Happy hour in the financial district has its own taxonomy. The other night, amid the several sidewalk tables on Stone Street, Amit Chatwani, the 26-year-old behind the satirical Wall Street blog Leveragedsellout.com, broke down the scene within seconds of his arrival.
Bigger picture: Amit Chatwani at the New York Stock Exchange. Jennifer S. Altman / Bloomberg
The young woman carrying a canvas “deal bag” with the Goldman Sachs Group Inc. logo was most likely a bank associate, he surmised. The younger-looking man reading the so-counterintuitive-it’s-intuitive business book The Black Swan was an analyst with big-picture dreams. And the rest of the tables were filled with tech support and human resources staff, he figured.
“They have to be back-office, because it’s too early for bankers to be out,” Chatwani said. “They could be traders, I suppose. Or compliance and risk management, which is basically middle office that’s treated as back office.”
But Chatwani would be the first to admit that his assessments of the culture of Wall Street are not, at the moment, holding their value. His book, written under the name Leveraged Sell-Out and titled Damn It Feels Good to Be a Banker, was published by Hyperion in August, giving it a fair claim to some kind of Worst Timing Ever Award.
“Basically, I’m making fun of a class of people who most of the world still hates, but it’s just not the same to kick them when they’re down,” he said.
The book is a sort of fake how-to guide to understand and join the realm of young investment bankers, as if written by a young investment banker—Chatwani’s alter ego, Logan, described on the back cover as a 24-year-old financier whose hobbies include mergers and acquisitions, sailing, and “aggressive spending.”

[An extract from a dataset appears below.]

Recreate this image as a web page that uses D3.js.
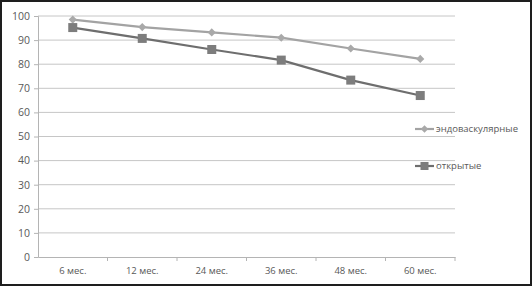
<!DOCTYPE html>
<html>
<head>
<meta charset="utf-8">
<script src="https://cdn.jsdelivr.net/npm/d3@7"></script>
<style>
  body { margin: 0; background: #fff; }
  svg { display: block; }
</style>
</head>
<body>
<div id="chart"></div>
<script>
// chart data
var categories = ["6 мес.", "12 мес.", "24 мес.", "36 мес.", "48 мес.", "60 мес."]
var endovascular = [98.5, 95.4, 93.2, 91, 86.5, 82.2]
var openSurgery = [95.2, 90.7, 86.1, 81.7, 73.4, 67]
var seriesNames = ["эндоваскулярные", "открытые"]
var yTicks = [0, 10, 20, 30, 40, 50, 60, 70, 80, 90, 100]

var W = 532, H = 286
var margin = {top: 16, right: 77, bottom: 29, left: 38}
var width = W - margin.left - margin.right
var height = H - margin.top - margin.bottom

var root = d3.select("#chart").append("svg")
  .attr("width", W)
  .attr("height", H)

// outer frame
root.append("rect")
  .attr("x", 1).attr("y", 1)
  .attr("width", W - 2).attr("height", H - 2)
  .attr("fill", "#fff")
  .attr("stroke", "#1e1e1e")
  .attr("stroke-width", 2)

var svg = root.append("g")
  .attr("transform", "translate(" + margin.left + "," + margin.top + ")")

var x = d3.scaleBand()
  .domain(categories)
  .range([0, width])

var y = d3.scaleLinear()
  .domain([0, 100])
  .range([height, 0])

// gridlines
svg.selectAll("line.grid")
  .data(yTicks.slice(1))
  .enter()
  .append("line")
    .attr("class", "grid")
    .attr("x1", 0)
    .attr("x2", width)
    .attr("y1", function(d){ return y(d) })
    .attr("y2", function(d){ return y(d) })
    .attr("stroke", "#c6c6c6")
    .attr("stroke-width", 1)

// Y axis
var yAxis = svg.append("g")
  .call(d3.axisLeft(y).tickValues(yTicks).tickSize(4).tickPadding(4))
yAxis.select(".domain").attr("stroke", "#b4b4b4")
yAxis.selectAll(".tick line").attr("stroke", "#b4b4b4")
yAxis.selectAll("text")
  .attr("fill", "#595959")
  .style("font-family", "Open Sans")
  .style("font-size", "10.5px")

// X axis, ticks between categories
var xAxis = svg.append("g")
  .attr("transform", "translate(0," + height + ")")
  .call(d3.axisBottom(x).tickSize(0).tickPadding(10))
xAxis.select(".domain").attr("stroke", "#b4b4b4")
xAxis.selectAll("text")
  .attr("fill", "#595959")
  .style("font-family", "Open Sans")
  .style("font-size", "9.5px")
svg.append("g")
  .selectAll("line")
  .data(categories)
  .enter()
  .append("line")
    .attr("x1", function(d){ return x(d) + x.bandwidth() })
    .attr("x2", function(d){ return x(d) + x.bandwidth() })
    .attr("y1", height)
    .attr("y2", height + 4)
    .attr("stroke", "#b4b4b4")

var cx = function(d, i){ return x(categories[i]) + x.bandwidth() / 2 }
var line = d3.line()
  .x(cx)
  .y(function(d){ return y(d) })

// endovascular series
svg.append("path")
  .datum(endovascular)
  .attr("fill", "none")
  .attr("stroke", "#a3a3a3")
  .attr("stroke-width", 2.2)
  .attr("d", line)
svg.selectAll("path.dia")
  .data(endovascular)
  .enter()
  .append("path")
    .attr("class", "dia")
    .attr("d", d3.symbol().type(d3.symbolDiamond2).size(42))
    .attr("transform", function(d, i){ return "translate(" + cx(d, i) + "," + y(d) + ")" })
    .attr("fill", "#a9a9a9")

// open surgery series
svg.append("path")
  .datum(openSurgery)
  .attr("fill", "none")
  .attr("stroke", "#6e6e6e")
  .attr("stroke-width", 2.2)
  .attr("d", line)
svg.selectAll("rect.sq")
  .data(openSurgery)
  .enter()
  .append("rect")
    .attr("class", "sq")
    .attr("x", function(d, i){ return cx(d, i) - 4.5 })
    .attr("y", function(d){ return y(d) - 4.5 })
    .attr("width", 9)
    .attr("height", 9)
    .attr("fill", "#7d7d7d")

// legend
var legend = root.append("g")
var legY = [129, 166]
var legColors = [["#a3a3a3", "#a9a9a9"], ["#6e6e6e", "#7d7d7d"]]
seriesNames.forEach(function(name, i){
  var g = legend.append("g").attr("transform", "translate(415," + legY[i] + ")")
  g.append("line")
    .attr("x1", 0).attr("x2", 19)
    .attr("stroke", legColors[i][0])
    .attr("stroke-width", 2.2)
  if (i == 0) {
    g.append("path")
      .attr("d", d3.symbol().type(d3.symbolDiamond2).size(36))
      .attr("transform", "translate(9.5,0)")
      .attr("fill", legColors[i][1])
  } else {
    g.append("rect")
      .attr("x", 5.5).attr("y", -4)
      .attr("width", 8).attr("height", 8)
      .attr("fill", legColors[i][1])
  }
  g.append("text")
    .attr("x", 21)
    .attr("y", 0)
    .attr("dy", "0.35em")
    .attr("fill", "#595959")
    .style("font-family", "Open Sans")
    .style("font-size", "9.5px")
    .text(name)
})
</script>
</body>
</html>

He said he didn’t think the book was selling as well as he or his publisher had expected. “But I’m kind of hoping that people will look at it as a sort of historical document, a parody of a world that existed until basically a moment after it came out,” he said.
The book is essentially an explication of elites and elitism, and is about everything that matters to financiers: firms, jobs, schools, women, things you can buy, and money, money, money. Of commercial banks with investment-banking divisions (such as Wachovia Corp. and JPMorgan Chase and Co.), our narrator is dismissive: “It’s like taking a Porsche and attaching a huge Maxima decal to the back windshield—it’s disgusting and wrong.”

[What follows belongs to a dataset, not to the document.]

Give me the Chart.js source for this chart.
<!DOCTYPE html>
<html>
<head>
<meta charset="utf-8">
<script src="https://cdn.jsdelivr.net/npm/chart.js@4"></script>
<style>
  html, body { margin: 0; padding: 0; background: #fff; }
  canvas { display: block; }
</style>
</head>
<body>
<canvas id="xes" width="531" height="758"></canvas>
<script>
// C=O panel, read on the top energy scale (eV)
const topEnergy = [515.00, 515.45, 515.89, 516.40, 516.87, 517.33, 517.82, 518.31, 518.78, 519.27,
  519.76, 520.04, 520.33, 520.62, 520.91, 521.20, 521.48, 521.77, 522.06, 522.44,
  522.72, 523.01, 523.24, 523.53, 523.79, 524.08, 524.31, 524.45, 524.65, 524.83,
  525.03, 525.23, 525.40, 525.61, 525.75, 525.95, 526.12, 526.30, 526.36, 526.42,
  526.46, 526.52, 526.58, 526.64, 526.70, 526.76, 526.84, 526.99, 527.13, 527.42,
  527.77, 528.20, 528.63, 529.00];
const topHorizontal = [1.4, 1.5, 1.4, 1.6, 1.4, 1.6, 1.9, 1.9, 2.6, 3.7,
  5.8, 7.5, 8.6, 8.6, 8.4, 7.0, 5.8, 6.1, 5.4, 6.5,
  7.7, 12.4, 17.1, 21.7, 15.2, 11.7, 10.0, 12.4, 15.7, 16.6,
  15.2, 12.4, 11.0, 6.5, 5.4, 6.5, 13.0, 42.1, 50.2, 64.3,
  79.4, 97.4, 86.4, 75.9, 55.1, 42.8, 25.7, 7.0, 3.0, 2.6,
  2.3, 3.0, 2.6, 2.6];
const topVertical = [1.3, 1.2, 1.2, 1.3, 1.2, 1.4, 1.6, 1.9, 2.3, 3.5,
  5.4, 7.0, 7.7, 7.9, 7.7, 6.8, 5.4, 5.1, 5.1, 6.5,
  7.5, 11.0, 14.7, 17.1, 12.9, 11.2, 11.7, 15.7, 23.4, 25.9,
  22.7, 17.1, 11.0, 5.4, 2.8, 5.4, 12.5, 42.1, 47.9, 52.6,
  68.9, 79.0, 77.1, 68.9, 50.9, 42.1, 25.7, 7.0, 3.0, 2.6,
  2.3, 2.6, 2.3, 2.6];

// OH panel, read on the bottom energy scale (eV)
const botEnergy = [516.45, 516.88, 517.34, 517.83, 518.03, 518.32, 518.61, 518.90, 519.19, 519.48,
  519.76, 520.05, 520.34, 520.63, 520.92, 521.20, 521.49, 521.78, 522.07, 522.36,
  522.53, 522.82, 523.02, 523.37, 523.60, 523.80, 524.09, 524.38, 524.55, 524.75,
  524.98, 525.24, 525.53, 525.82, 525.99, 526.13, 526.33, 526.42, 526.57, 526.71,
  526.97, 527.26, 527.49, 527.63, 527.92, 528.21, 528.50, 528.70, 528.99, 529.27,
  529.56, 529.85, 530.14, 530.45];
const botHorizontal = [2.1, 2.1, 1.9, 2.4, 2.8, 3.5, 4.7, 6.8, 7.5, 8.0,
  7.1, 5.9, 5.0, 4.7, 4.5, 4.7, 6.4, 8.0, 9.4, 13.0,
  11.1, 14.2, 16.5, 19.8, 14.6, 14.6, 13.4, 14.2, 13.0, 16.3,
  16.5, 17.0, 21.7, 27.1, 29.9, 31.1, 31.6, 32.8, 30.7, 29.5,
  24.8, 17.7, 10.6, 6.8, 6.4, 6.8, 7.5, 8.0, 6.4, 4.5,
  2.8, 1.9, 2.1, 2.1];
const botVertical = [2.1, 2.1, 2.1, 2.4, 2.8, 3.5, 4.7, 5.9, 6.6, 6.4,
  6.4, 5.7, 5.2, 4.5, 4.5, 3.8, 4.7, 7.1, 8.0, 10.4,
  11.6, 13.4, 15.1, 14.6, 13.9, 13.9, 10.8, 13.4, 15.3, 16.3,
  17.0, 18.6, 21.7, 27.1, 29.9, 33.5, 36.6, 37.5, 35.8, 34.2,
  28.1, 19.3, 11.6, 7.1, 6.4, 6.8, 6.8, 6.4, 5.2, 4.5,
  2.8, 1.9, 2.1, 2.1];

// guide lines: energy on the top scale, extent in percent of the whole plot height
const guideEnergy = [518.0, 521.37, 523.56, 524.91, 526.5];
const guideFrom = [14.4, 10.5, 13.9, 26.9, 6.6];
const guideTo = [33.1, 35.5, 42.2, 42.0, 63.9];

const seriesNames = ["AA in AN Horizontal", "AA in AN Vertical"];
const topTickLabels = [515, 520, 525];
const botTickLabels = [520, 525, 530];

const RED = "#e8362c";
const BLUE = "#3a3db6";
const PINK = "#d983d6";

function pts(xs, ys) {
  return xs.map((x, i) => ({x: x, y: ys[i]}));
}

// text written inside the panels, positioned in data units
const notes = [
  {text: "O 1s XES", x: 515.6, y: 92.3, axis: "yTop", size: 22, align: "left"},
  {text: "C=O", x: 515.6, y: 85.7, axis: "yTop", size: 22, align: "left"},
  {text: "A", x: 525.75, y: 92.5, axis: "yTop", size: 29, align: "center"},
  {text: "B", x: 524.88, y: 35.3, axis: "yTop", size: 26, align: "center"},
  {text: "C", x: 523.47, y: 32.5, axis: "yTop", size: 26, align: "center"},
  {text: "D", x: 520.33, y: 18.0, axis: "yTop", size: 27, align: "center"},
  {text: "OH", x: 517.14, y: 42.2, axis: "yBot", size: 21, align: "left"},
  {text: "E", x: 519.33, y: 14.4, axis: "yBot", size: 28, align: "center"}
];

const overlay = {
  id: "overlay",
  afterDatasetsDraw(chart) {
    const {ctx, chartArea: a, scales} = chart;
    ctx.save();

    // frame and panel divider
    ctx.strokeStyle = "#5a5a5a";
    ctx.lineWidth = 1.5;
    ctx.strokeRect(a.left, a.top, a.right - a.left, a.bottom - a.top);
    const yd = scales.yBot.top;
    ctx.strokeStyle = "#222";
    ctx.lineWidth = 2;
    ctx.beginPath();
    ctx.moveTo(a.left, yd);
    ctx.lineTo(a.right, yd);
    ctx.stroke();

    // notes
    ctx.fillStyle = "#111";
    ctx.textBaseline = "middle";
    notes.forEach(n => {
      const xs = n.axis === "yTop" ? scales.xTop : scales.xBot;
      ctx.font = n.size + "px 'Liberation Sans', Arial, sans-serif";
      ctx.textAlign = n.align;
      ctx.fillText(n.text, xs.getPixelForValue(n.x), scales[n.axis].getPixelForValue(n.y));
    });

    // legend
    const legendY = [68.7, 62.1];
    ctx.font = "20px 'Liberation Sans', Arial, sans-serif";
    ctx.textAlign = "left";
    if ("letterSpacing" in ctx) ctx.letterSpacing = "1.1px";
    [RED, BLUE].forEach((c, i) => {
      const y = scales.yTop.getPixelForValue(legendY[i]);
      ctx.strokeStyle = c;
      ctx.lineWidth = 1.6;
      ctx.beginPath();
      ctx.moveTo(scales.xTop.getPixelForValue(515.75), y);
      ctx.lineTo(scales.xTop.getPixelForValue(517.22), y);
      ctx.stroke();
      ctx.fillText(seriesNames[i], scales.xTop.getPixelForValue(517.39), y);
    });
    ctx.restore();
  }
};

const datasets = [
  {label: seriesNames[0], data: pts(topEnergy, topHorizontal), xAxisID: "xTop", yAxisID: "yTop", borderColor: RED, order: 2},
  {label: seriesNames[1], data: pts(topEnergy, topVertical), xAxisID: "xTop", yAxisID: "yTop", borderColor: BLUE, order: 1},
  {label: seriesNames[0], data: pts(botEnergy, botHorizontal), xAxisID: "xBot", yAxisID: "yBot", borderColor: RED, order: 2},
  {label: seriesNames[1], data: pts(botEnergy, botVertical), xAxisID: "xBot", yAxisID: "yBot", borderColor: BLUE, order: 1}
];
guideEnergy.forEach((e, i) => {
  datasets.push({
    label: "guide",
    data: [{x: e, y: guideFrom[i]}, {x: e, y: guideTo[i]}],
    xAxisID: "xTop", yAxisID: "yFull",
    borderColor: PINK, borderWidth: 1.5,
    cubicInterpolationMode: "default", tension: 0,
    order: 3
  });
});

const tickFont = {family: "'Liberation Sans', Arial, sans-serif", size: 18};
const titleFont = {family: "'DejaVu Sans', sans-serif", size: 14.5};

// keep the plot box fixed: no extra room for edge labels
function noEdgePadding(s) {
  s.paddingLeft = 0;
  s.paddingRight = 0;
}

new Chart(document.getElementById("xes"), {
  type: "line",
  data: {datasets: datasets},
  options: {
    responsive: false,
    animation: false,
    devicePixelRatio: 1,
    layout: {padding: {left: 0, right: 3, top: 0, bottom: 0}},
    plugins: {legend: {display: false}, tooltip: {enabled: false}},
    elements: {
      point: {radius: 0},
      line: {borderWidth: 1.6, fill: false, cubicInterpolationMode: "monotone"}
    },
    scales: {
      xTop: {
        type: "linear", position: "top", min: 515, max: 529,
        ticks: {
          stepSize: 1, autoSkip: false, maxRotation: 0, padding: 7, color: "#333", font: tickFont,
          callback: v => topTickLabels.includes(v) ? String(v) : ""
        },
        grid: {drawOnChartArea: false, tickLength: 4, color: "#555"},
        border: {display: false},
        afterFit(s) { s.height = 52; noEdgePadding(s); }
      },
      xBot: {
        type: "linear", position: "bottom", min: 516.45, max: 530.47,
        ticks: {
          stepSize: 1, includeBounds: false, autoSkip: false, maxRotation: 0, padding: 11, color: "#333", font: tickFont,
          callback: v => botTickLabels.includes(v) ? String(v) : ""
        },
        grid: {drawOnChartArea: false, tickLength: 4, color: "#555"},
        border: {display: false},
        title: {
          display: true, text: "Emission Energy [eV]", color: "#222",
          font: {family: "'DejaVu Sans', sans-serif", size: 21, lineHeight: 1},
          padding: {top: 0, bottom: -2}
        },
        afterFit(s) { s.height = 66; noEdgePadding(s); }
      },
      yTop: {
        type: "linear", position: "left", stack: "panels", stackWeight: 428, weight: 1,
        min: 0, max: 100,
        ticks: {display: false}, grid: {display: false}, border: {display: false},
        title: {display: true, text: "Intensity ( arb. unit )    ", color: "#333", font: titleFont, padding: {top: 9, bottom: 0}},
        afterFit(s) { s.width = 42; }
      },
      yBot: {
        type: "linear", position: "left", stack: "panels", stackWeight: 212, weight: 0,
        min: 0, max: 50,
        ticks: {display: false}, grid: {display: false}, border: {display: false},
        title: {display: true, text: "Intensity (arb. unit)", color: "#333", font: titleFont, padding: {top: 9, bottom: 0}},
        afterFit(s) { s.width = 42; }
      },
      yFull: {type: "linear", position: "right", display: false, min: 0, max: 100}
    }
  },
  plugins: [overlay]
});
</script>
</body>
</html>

“The hierarchy is now null and void,” Chatwani conceded.
A characteristic observation in the book, parodying the language of the young hot-rods, concerns banker shoes: “I, personally, like my loafers just like I like my women: expensive, fit, and, more often than not, with a bit of bling around their necks.”
Chatwani went to Princeton, and after college he got a job with the consulting division of a technology company, but found himself thoroughly immersed in the young Wall Street milieu. He was sharing a TriBeCa apartment with four investment banker friends from college, and there were four more in the apartment directly upstairs. He said he had been “seriously shocked” by the amount of time some of them put in trying to estimate their year-end bonuses, and began writing up short parodies of — and for — their world.
“Bankers talk about everything in financey terms,” Chatwani said the other night. “The way they talk about girls — a guy will say he’s going to short a girl because, you know, ‘There’s a lot of overvalue here.’ Also, you don’t organize your day, you structure it.”
He went live with Leveragedsellout in the fall of 2005. By January 2006, the Business Week called him (or rather, his character) “the Borat of Wall Street”, and the site was getting 225,000 unique viewers a month. The book deal came a year later.
But instead of assuming the mantle of a populist hero, Chatwani these days consoles and counsels his friends through these uncertain times. “A bunch of them are applying to business school,” he said. “One guy says that people at his firm are so panicked they just watch TV in the office all day.”
One of the most trying aspects for them, Chatwani explained, was the loss of “perceived prestige” with women. “A lot of my dude friends when they meet a girl in a bar, they’ve stopped talking for once about what they do,” he said. “If you tell a girl you work at an investment bank, that gets you a sympathetic pat on the back. That’s not the response you’re looking for.”